Masih lekat dalam ingatan, bagaimana Densus 88 Antiteror Mabes Polri bersama Jatanras Polda Metro Jaya membekuk Ketua Harian Jama’ah Ansharut Tauhid (JAT) Ustad Afif Abdul Majid alias Afif, di Jalan Wibawa Mukti depan Komplek Telkom Satwika Permai RT 003/ RW 001, Jatiasih, pada Sabtu 9 Agustus 2014.
Pria paruh baya, yang dianggap telah mendeklarasikan diri bergabung dengan ISIS tersebut, dibekuk dengan skenario penangkapan seperti seorang teroris berbahaya. Penangkapan itupun, sontak menjadi perhatian penduduk sekitar Jatiasih, Bekasi.
Selain dikaitkan dengan ISIS, Densus 88 Antiteror juga menduga Ustad Afif terlibat dalam pendanaan terhadap Ubaid di Aceh tahun 2010 silam.
Menurut Harits, penangkapan Ustad Afif adalah realisasi dari keputusan pemerintah melalui pernyataan Menteri Koordinator Politik Hukum dan Keamanan (Menkopolhukam) Djoko Suyanto tentang larangan paham ISIS di Indonesia.
Itulah yang membuat para penganut organisasi yang diduga berafiliasi dengan jaringan teroris internasional Al-Qaeda tersebut harus ditangkap. Jadi, istilahnya ini momentum terorisasi pengikut ISIS atau yang sekarang dikenal IS/Dais.
“Meski kriminalisasi atau upaya mempidanakan pendukung paham ISIS tidak kuat pijakannya, tapi Badan Nasional Penanggulangan Teroris (BNPT) dan Densus 88 tetap bernafsu dengan menarik kepada delik undang-undang teroris,” tegas Harits, Minggu (10/8/2014).
“Lebih-lebih Barat (Amerika Serikat) telah menetapkan ISIS sebagai kelompok teroris, maka klop sudah, para pendukung ISIS juga bisa di teroriskan,” lanjutnya.
Sementara, di sisi lain ada pihak-pihak yang sengaja ingin mengalihkan persoalan-persoalan krusial dalam politik ke Indonesia-an dengan dimunculkannya isu ISIS. Dalam hal ini sengaja menakut-nakuti masyarakat dengan keberadaan ISIS. Sehingga, tak mempedulikan sengketa pemilihan umum presiden (pilpres) 2014 yang sedang bergulir di Mahkamah Konstitusi (MK).

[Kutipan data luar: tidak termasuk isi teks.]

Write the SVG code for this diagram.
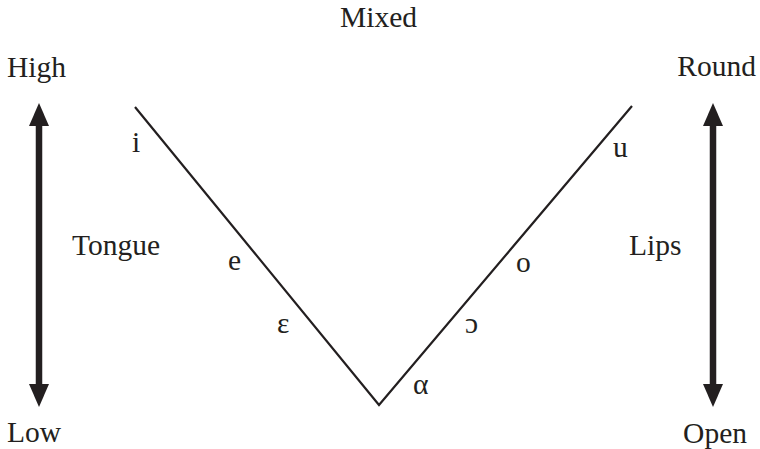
<svg xmlns="http://www.w3.org/2000/svg" width="760" height="449" viewBox="0 0 760 449">
<style>
text{font-family:"Liberation Serif","Times New Roman",serif;font-size:29.5px;fill:#231f20}
.v{stroke:#231f20;stroke-width:2.2;fill:none}
.a{stroke:#231f20;stroke-width:6.5;fill:none}
.h{fill:#231f20}
</style>
<rect width="760" height="449" fill="#fff"/>
<g id="connectors">
<polyline class="v" points="135,107 379,405 632,106"/>
</g>
<g id="tongue-arrow">
<line class="a" x1="39" y1="124" x2="39" y2="386"/>
<polygon class="h" points="39,103 29,126 49,126"/>
<polygon class="h" points="39,407 29,384 49,384"/>
</g>
<g id="lips-arrow">
<line class="a" x1="713" y1="124" x2="713" y2="386"/>
<polygon class="h" points="713,103 703,126 723,126"/>
<polygon class="h" points="713,407 703,384 723,384"/>
</g>
<g id="labels">
<text x="378.5" y="27" text-anchor="middle">Mixed</text>
<text x="7" y="77">High</text>
<text x="756" y="76" text-anchor="end">Round</text>
<text x="7" y="442">Low</text>
<text x="747" y="443" text-anchor="end">Open</text>
<text x="72" y="255">Tongue</text>
<text x="629" y="255">Lips</text>
</g>
<g id="vowels">
<text x="132" y="152">i</text>
<text x="228" y="270">e</text>
<text x="277" y="333">ε</text>
<text x="413" y="394">α</text>
<text x="465" y="333">ɔ</text>
<text x="516" y="272">o</text>
<text x="613" y="157">u</text>
</g>
</svg>
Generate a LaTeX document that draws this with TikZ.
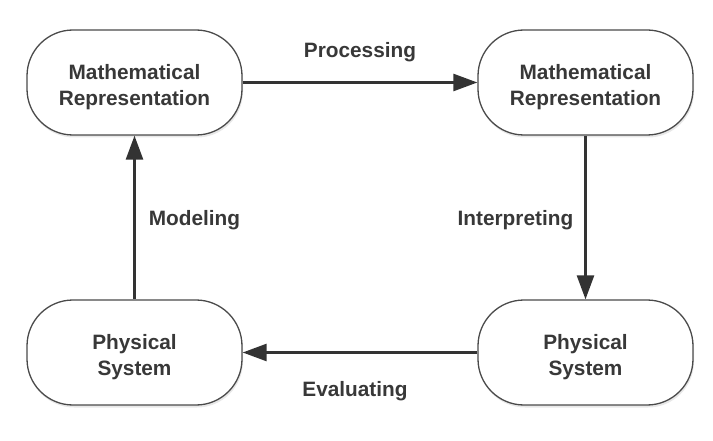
\documentclass[tikz,border=0pt]{standalone}
\usepackage{fontspec}
\setmainfont{Liberation Sans}
\usetikzlibrary{arrows.meta,positioning,shadows}

\definecolor{boxline}{HTML}{4A4A4A}
\definecolor{arrowcol}{HTML}{333333}
\definecolor{textcol}{HTML}{383838}

\begin{document}
\begin{tikzpicture}[x=1pt,y=1pt,
        stage/.style={draw=boxline,line width=1.3pt,fill=white,
            rounded corners=46pt,minimum width=215pt,minimum height=105pt,
            inner sep=0pt,align=center,text=textcol,text height=50pt,
            font=\fontsize{20.8}{26}\selectfont\bfseries,
            drop shadow={opacity=0.18,shadow xshift=1pt,shadow yshift=-2.5pt}},
        step label/.style={inner sep=0pt,text=textcol,
            font=\fontsize{20.8}{25}\selectfont\bfseries},
        flow/.style={draw=arrowcol,line width=2.6pt,
            -{Triangle[length=24pt,width=17pt]}}]
        % keep the page the size of the reference
        \useasboundingbox (0,0) rectangle (713,440);

        % the four stages
        \node[stage] (mathA) at (134.5,357.5) {Mathematical\\Representation};
        \node[stage] (mathB) at (585.5,357.5) {Mathematical\\Representation};
        \node[stage] (physA) at (134.5,87.5)  {Physical\\System};
        \node[stage] (physB) at (585.5,87.5)  {Physical\\System};

        % the cycle between them
        \draw[flow] (mathA) -- node[step label,midway,above=19pt] {Processing} (mathB);
        \draw[flow] (mathB) -- node[step label,midway,left=11pt,yshift=-3pt] {Interpreting} (physB);
        \draw[flow] (physB) -- node[step label,midway,below=28pt,xshift=-5pt] {Evaluating} (physA);
        \draw[flow] (physA) -- node[step label,midway,right=13pt,yshift=-3pt] {Modeling} (mathA);
\end{tikzpicture}
\end{document}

Kendati demikian, Direktur The Community Of Ideological Islamic Analyst (CIIA) tersebut mengingatkan pemerintah dalam hal ini Densus 88 dan BNPT agar tidak gegabah memainkan isu pendukung ISIS sebagai teroris.
“Kebijakan pemerintah membuat masyarakat bisa main hakim sendiri. Dan ini sama saja provokasi untuk melahirkan keresahan di masyarakat,” tuntas Harits.